▸ **WHAT IS ASKED**:
Extract only the lines running from the top of the entries to the line that holds "import seaborn as sns". Include that line and omit the pictures.

(Charts and diagrams as code)

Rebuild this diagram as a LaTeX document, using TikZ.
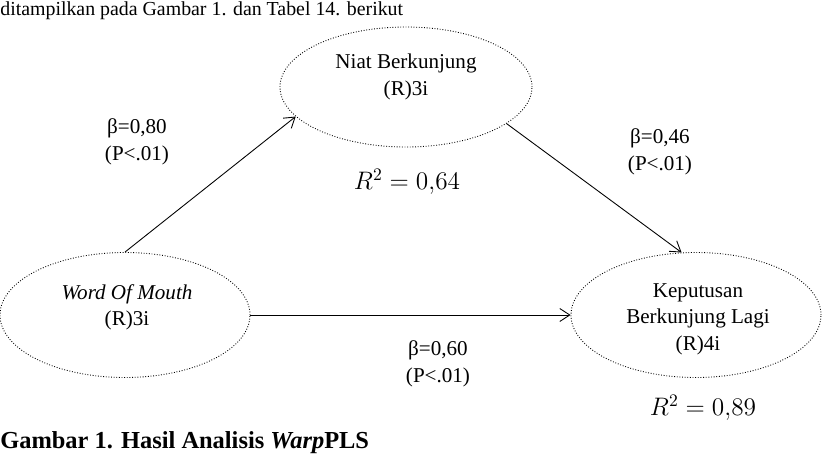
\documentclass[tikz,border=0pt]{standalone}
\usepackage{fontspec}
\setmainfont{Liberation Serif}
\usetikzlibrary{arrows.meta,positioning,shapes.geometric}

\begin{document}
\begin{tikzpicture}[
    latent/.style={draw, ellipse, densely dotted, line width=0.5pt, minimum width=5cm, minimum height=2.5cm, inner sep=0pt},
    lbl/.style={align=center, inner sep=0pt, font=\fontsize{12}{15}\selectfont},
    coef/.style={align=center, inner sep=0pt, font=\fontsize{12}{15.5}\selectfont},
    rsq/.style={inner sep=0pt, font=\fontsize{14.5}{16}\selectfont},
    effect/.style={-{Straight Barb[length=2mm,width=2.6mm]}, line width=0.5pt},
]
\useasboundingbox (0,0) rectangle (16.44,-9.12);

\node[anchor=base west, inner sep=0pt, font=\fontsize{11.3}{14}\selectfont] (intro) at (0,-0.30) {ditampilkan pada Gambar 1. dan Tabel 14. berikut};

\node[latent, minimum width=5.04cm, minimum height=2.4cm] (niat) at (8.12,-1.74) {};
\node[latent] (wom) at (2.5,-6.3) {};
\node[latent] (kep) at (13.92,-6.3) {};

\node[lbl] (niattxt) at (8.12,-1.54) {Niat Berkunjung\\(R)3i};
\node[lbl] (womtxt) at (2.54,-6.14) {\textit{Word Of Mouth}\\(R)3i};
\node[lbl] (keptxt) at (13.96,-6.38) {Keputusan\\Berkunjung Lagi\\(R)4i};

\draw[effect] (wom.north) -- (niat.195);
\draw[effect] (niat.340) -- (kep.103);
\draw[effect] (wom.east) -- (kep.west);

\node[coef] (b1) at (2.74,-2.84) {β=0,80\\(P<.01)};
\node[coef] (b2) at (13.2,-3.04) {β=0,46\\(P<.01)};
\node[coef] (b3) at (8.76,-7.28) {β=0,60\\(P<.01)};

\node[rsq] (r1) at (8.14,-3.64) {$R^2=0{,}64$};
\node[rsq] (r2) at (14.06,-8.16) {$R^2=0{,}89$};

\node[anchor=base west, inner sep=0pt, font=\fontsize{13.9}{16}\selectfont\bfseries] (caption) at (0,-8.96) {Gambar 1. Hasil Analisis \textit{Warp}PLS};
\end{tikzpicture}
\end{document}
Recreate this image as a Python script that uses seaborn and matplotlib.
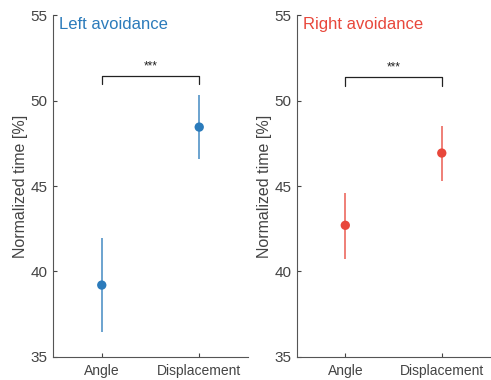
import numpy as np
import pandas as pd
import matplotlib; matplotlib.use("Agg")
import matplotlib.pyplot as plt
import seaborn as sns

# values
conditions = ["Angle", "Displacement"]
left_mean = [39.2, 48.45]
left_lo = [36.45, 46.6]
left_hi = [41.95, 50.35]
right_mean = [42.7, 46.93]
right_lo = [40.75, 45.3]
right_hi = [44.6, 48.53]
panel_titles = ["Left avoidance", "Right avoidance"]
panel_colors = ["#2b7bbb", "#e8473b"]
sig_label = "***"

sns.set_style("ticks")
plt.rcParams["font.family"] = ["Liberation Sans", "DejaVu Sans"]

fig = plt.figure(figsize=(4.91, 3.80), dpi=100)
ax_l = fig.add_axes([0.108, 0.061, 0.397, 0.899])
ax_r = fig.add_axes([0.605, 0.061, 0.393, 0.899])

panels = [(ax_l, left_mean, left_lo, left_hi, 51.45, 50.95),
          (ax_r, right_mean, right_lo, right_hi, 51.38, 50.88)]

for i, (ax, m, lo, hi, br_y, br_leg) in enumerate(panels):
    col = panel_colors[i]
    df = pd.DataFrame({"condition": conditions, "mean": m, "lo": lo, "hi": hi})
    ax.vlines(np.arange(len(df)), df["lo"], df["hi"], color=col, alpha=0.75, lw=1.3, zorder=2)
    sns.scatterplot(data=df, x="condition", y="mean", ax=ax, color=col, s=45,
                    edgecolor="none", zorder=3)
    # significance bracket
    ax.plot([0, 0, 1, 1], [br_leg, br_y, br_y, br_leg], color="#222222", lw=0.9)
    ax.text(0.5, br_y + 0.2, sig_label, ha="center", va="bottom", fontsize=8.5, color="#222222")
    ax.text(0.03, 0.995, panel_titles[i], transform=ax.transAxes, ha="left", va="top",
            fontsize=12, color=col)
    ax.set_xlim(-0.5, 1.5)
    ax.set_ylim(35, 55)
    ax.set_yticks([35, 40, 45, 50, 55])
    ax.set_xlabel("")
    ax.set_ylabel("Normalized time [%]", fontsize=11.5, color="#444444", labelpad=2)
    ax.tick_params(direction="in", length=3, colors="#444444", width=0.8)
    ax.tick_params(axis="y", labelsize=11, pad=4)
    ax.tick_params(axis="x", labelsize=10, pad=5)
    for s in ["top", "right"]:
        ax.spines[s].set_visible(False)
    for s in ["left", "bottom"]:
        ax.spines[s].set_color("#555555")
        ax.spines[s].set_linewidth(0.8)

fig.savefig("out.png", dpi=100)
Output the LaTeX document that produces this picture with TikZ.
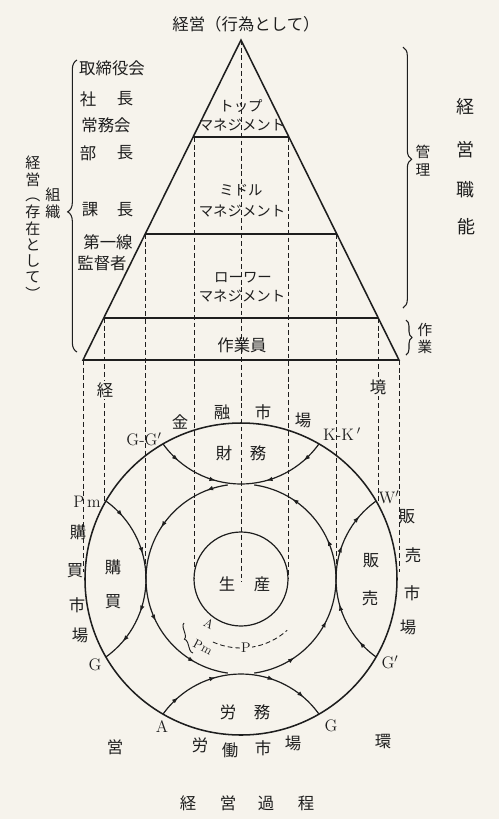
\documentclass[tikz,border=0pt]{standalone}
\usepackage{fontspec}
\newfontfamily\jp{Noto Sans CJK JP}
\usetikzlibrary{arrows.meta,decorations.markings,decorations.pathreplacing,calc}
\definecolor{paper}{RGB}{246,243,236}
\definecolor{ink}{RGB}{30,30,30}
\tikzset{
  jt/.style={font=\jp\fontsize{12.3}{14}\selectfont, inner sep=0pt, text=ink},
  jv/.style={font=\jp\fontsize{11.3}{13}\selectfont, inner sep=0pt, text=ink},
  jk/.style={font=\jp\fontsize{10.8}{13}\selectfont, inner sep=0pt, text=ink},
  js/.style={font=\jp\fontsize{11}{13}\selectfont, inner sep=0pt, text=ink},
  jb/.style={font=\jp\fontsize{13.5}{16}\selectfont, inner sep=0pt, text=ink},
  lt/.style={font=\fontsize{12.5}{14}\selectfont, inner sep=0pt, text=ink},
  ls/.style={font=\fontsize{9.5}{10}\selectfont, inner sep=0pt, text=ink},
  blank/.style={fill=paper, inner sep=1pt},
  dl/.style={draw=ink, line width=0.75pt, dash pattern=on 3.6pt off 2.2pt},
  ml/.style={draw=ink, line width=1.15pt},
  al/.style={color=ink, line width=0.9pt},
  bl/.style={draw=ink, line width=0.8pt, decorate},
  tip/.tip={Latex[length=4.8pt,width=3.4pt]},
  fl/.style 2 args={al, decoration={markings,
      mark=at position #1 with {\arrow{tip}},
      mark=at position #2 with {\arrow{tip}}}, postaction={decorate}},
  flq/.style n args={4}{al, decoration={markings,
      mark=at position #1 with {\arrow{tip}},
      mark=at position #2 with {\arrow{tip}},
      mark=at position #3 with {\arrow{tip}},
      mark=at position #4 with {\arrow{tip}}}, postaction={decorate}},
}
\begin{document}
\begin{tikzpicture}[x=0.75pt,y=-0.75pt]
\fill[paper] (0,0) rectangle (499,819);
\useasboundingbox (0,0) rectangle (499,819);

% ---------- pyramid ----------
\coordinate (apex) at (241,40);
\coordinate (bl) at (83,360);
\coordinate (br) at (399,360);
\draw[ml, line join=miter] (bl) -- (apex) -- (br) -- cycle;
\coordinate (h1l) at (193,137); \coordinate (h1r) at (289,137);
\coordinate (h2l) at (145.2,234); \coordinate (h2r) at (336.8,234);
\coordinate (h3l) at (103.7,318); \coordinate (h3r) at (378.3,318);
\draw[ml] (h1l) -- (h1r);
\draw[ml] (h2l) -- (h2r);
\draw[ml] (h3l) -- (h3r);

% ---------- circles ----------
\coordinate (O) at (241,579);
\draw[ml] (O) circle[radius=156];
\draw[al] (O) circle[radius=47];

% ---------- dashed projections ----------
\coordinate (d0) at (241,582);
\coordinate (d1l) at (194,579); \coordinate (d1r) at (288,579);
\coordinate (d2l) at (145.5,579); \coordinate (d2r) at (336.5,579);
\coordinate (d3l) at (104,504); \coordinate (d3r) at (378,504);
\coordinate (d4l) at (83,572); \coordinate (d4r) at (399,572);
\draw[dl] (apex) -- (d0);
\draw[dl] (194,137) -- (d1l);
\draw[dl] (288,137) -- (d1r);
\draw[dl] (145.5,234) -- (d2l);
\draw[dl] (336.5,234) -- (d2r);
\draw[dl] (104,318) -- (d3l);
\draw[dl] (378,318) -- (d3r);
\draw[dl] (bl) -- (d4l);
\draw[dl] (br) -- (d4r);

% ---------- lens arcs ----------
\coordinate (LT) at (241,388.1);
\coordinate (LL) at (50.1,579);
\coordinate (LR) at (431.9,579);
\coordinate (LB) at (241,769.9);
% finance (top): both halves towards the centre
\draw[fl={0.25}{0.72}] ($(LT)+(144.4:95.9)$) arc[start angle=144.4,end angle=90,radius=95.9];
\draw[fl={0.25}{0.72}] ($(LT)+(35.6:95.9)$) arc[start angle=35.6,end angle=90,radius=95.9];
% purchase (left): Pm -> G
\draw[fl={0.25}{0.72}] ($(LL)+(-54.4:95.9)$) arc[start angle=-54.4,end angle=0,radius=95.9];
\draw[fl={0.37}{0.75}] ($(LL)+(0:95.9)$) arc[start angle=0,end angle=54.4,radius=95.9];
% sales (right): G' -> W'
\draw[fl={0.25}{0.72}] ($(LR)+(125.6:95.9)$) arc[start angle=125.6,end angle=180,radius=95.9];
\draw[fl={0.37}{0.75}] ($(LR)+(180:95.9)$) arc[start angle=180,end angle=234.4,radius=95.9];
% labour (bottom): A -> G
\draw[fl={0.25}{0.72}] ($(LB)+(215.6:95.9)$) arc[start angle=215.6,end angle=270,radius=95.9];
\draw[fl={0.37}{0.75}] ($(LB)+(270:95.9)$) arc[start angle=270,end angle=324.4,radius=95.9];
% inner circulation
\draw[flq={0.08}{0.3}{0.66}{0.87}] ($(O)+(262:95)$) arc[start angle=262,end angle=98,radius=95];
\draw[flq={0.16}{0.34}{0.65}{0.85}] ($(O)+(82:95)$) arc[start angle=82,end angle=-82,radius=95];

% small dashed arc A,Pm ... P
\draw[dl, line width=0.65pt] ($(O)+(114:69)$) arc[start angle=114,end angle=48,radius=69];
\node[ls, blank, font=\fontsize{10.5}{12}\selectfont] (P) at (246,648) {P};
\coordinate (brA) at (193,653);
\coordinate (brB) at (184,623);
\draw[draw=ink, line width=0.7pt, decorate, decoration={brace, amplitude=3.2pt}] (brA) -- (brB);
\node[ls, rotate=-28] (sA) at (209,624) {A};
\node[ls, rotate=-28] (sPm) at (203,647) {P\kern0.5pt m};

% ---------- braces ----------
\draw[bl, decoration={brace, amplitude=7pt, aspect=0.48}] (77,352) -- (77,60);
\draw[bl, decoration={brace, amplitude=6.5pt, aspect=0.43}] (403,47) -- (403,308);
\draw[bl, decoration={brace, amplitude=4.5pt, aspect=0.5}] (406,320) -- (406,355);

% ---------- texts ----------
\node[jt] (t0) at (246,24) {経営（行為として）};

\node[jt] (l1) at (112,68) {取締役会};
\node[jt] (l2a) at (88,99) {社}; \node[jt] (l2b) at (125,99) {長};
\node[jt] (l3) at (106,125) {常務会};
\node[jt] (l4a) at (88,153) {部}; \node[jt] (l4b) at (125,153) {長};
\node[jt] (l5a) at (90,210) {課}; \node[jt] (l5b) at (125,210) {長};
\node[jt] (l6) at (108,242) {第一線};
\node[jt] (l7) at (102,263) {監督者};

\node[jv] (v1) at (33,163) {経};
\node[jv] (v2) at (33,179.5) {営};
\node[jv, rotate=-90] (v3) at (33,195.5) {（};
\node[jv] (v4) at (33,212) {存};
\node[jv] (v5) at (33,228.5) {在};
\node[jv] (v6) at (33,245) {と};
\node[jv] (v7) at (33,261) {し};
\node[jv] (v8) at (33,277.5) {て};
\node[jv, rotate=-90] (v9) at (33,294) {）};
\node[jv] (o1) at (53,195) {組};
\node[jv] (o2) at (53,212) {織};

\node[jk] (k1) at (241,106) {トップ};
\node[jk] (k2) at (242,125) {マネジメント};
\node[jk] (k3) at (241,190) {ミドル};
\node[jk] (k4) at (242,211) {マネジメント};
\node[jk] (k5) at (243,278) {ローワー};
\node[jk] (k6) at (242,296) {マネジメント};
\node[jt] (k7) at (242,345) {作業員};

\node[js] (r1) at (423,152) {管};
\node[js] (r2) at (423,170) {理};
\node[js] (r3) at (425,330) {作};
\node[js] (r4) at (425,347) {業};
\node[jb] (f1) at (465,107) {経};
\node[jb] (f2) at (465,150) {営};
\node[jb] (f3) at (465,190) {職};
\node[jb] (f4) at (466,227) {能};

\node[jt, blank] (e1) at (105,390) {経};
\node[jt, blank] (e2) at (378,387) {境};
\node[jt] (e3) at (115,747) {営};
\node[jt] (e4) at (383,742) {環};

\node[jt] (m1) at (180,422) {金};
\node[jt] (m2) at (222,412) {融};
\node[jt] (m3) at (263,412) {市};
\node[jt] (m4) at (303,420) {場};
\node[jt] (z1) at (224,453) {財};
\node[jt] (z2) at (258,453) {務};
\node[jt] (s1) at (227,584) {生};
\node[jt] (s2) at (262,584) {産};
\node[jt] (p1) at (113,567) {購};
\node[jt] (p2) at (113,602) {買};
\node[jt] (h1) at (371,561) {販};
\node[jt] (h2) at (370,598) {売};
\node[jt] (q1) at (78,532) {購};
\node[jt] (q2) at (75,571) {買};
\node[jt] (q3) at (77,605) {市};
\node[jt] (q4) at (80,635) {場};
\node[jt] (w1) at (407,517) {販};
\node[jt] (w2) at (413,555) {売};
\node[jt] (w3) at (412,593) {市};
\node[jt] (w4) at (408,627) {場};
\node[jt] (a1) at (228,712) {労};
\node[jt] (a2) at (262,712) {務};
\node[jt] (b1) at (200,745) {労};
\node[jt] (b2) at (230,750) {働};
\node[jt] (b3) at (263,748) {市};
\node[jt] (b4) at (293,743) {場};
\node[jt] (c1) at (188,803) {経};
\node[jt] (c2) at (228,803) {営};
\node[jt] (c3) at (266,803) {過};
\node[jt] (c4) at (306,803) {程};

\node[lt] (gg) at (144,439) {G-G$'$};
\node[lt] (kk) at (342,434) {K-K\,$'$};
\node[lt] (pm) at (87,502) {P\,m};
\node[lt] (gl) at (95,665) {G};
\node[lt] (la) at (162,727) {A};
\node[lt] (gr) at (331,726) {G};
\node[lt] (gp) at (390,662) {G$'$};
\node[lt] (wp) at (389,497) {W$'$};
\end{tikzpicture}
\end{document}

▸ **TASK ANSWER**:
Rebuild this diagram as a LaTeX document, using TikZ.
\documentclass[tikz,border=0pt]{standalone}
\usepackage{fontspec}
\setmainfont{Liberation Serif}
\usetikzlibrary{arrows.meta,positioning,shapes.geometric}

\begin{document}
\begin{tikzpicture}[
    latent/.style={draw, ellipse, densely dotted, line width=0.5pt, minimum width=5cm, minimum height=2.5cm, inner sep=0pt},
    lbl/.style={align=center, inner sep=0pt, font=\fontsize{12}{15}\selectfont},
    coef/.style={align=center, inner sep=0pt, font=\fontsize{12}{15.5}\selectfont},
    rsq/.style={inner sep=0pt, font=\fontsize{14.5}{16}\selectfont},
    effect/.style={-{Straight Barb[length=2mm,width=2.6mm]}, line width=0.5pt},
]
\useasboundingbox (0,0) rectangle (16.44,-9.12);

\node[anchor=base west, inner sep=0pt, font=\fontsize{11.3}{14}\selectfont] (intro) at (0,-0.30) {ditampilkan pada Gambar 1. dan Tabel 14. berikut};

\node[latent, minimum width=5.04cm, minimum height=2.4cm] (niat) at (8.12,-1.74) {};
\node[latent] (wom) at (2.5,-6.3) {};
\node[latent] (kep) at (13.92,-6.3) {};

\node[lbl] (niattxt) at (8.12,-1.54) {Niat Berkunjung\\(R)3i};
\node[lbl] (womtxt) at (2.54,-6.14) {\textit{Word Of Mouth}\\(R)3i};
\node[lbl] (keptxt) at (13.96,-6.38) {Keputusan\\Berkunjung Lagi\\(R)4i};

\draw[effect] (wom.north) -- (niat.195);
\draw[effect] (niat.340) -- (kep.103);
\draw[effect] (wom.east) -- (kep.west);

\node[coef] (b1) at (2.74,-2.84) {β=0,80\\(P<.01)};
\node[coef] (b2) at (13.2,-3.04) {β=0,46\\(P<.01)};
\node[coef] (b3) at (8.76,-7.28) {β=0,60\\(P<.01)};

\node[rsq] (r1) at (8.14,-3.64) {$R^2=0{,}64$};
\node[rsq] (r2) at (14.06,-8.16) {$R^2=0{,}89$};

\node[anchor=base west, inner sep=0pt, font=\fontsize{13.9}{16}\selectfont\bfseries] (caption) at (0,-8.96) {Gambar 1. Hasil Analisis \textit{Warp}PLS};
\end{tikzpicture}
\end{document}
Recreate this image as a Python script that uses seaborn and matplotlib.
import numpy as np
import pandas as pd
import matplotlib; matplotlib.use("Agg")
import matplotlib.pyplot as plt
import seaborn as sns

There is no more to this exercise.